DATA EXCERPT:
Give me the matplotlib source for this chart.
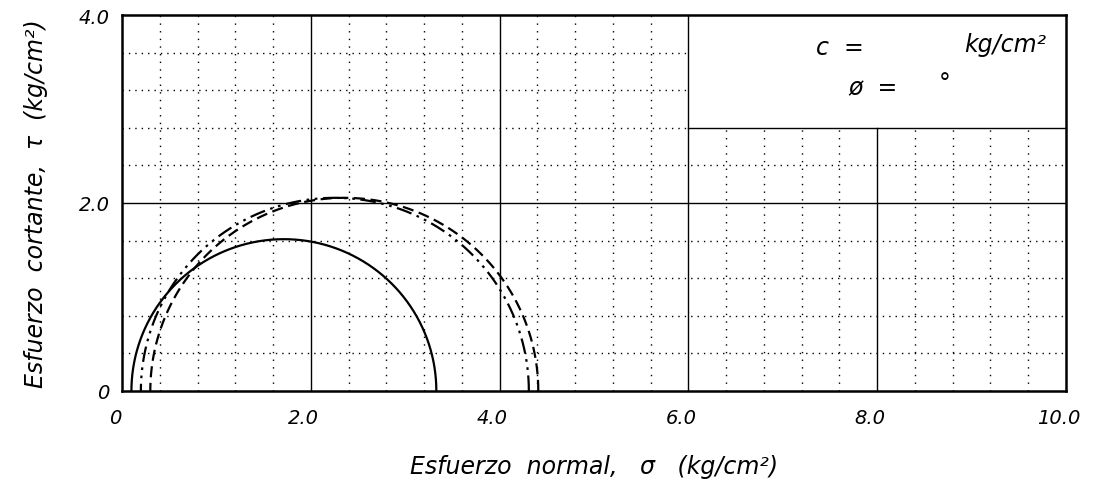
import matplotlib
matplotlib.use('Agg')
import matplotlib.pyplot as plt
import matplotlib.transforms as mtransforms
import numpy as np

# Mohr circles: minor / major principal stresses (kg/cm2)
sigma3 = [0.10, 0.20, 0.30]
sigma1 = [3.33, 4.31, 4.41]
styles = ['-', (0, (7, 2.5, 1.2, 2.5, 1.2, 2.5)), (0, (5, 2.5))]

x_ticks = [0, 2.0, 4.0, 6.0, 8.0, 10.0]
x_labels = ['0', '2.0', '4.0', '6.0', '8.0', '10.0']
y_ticks = [0, 2.0, 4.0]
y_labels = ['0', '2.0', '4.0']
minor_step = 0.4

# result box (upper right)
box_x0, box_y0 = 6.0, 2.8

fig = plt.figure(figsize=(10.94, 4.85), dpi=100)
ax = fig.add_axes([0.1115, 0.1918, 0.8629, 0.7752])
ax.set_xlim(0, 10)
ax.set_ylim(0, 4)

font = dict(family='DejaVu Sans', style='italic')

# dotted minor grid
for x in np.arange(minor_step, 10, minor_step):
    if abs(x / 2 - round(x / 2)) < 1e-6:
        continue
    top = box_y0 if x > box_x0 else 4
    ax.plot([x, x], [0, top], color='black', lw=1, linestyle=(0, (1, 4.5)))
for y in np.arange(minor_step, 4, minor_step):
    if abs(y / 2 - round(y / 2)) < 1e-6:
        continue
    right = box_x0 if y >= box_y0 - 1e-6 else 10
    ax.plot([0, right], [y, y], color='black', lw=1, linestyle=(0, (1, 3.6)))

# major grid
for x in [2, 4, 6]:
    ax.plot([x, x], [0, 4], color='black', lw=1)
ax.plot([8, 8], [0, box_y0], color='black', lw=1)
ax.plot([0, 10], [2, 2], color='black', lw=1)
ax.plot([box_x0, 10], [box_y0, box_y0], color='black', lw=1)

# circles
t = np.linspace(0, np.pi, 400)
for s3, s1, ls in zip(sigma3, sigma1, styles):
    c = (s1 + s3) / 2
    r = (s1 - s3) / 2
    ax.plot(c + r * np.cos(t), r * np.sin(t), color='black', lw=1.6,
            linestyle=ls, zorder=5)

for sp in ax.spines.values():
    sp.set_linewidth(1.8)

ax.set_xticks(x_ticks)
ax.set_xticklabels(x_labels, fontsize=14, **font)
ax.set_yticks(y_ticks)
ax.set_yticklabels(y_labels, fontsize=14, **font)
ax.tick_params(length=0)
ax.tick_params(axis='y', pad=9)
ax.tick_params(axis='x', pad=12)
shift = mtransforms.ScaledTranslation(-0.07, 0, fig.dpi_scale_trans)
for lbl in ax.get_xticklabels():
    lbl.set_transform(lbl.get_transform() + shift)

ax.set_xlabel('Esfuerzo  normal,   σ   (kg/cm²)', fontsize=17, labelpad=20, **font)
ax.set_ylabel('Esfuerzo  cortante,  τ  (kg/cm²)', fontsize=17, labelpad=22, **font)

ax.text(7.6, 3.66, 'c  =', fontsize=17, ha='center', va='center', **font)
ax.text(9.36, 3.69, 'kg/cm²', fontsize=17, ha='center', va='center', **font)
ax.text(7.95, 3.23, 'ø  =', fontsize=17, ha='center', va='center', **font)
ax.text(8.72, 3.28, '°', fontsize=17, ha='center', va='center', **font)

fig.savefig('out.png', dpi=100)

TASK DESCRIPTION: Repeat only the lines from the beginning of the material through the line containing "import numpy as np", both ends kept, leaving pictures out.

FINISHED TASK:
Give me the matplotlib source for this chart.
import matplotlib
matplotlib.use('Agg')
import matplotlib.pyplot as plt
import matplotlib.transforms as mtransforms
import numpy as np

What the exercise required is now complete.